In S. N. Vijayalakshmi & Ors. Vs State of Karnataka & Anr. (Criminal Appeal from SLP (Crl.) No.8626 of 2024, decided on 31.07.2025), the Supreme Court set aside FIR No.260/2023 & the charge-sheet filed against the appellants relating to an Agreement to Sell dated 30.11.2015. The complainant alleged cheating after cancellation of GPA & execution of release & gift deeds, while also filing a civil suit for specific performance.
The Bench held that once a civil suit on the same transaction is pending, continuation of criminal proceedings is impermissible when the ingredients of cheating or criminal breach of trust are not made out. The Court noted that the appellants were themselves owners of the property, there was no entrustment, no dishonest inducement, & at best the matter was contractual in nature. Stressing that the criminal case was only a civil dispute dressed as crime, the Court quashed the FIR, charge-sheet & cognizance order.

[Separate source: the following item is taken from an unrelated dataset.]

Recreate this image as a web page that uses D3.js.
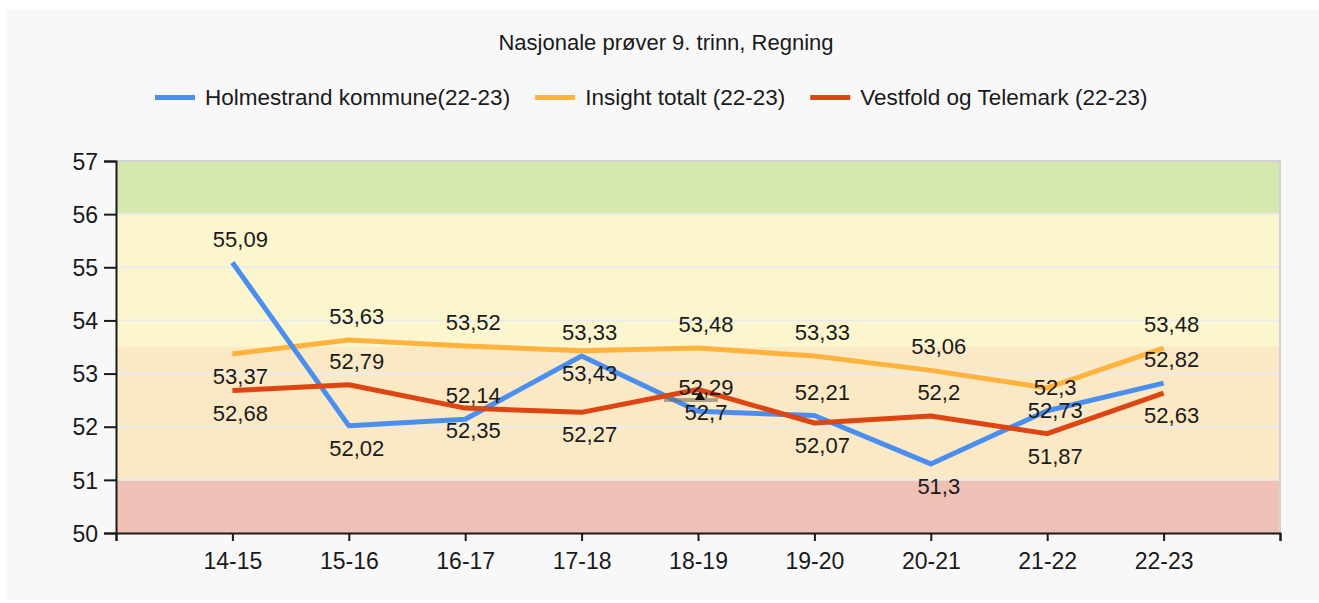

The Court dwelt upon the question of whether civil and criminal proceedings both can be maintained on the very same set of allegations qua the same person(s), the answer stricto sensu, is that there is no bar to simultaneous civil and criminal proceedings. If the element of criminality is there, a civil case can co-exist with a criminal case on the same facts. The fact that a civil remedy has already been availed of by a complainant, ipso facto, is not sufficient ground to quash an FIR . The obvious caveat being that the allegations, even if having a civil flavour to them, must prima facie disclose an overwhelming element of criminality. In the absence of the element of criminality, if both civil and criminal cases are allowed to continue, it will definitely amount to abuse of the process of the Court, which the Courts have always tried to prevent by putting a stop to any such criminal proceeding, where civil proceedings have already been instituted with regard to the same issue, and the element of criminality is absent. If such element is absent, the prosecution in question would have to be quashed.
While extending the benefit to all accused, the Court also expressed serious concern over the conduct of BDA in withdrawing appeals against land acquisition, terming it collusive & detrimental to citizens. It restrained creation of third-party rights till disposal of BDA’s pending SLPs, while allowing the civil suit to proceed.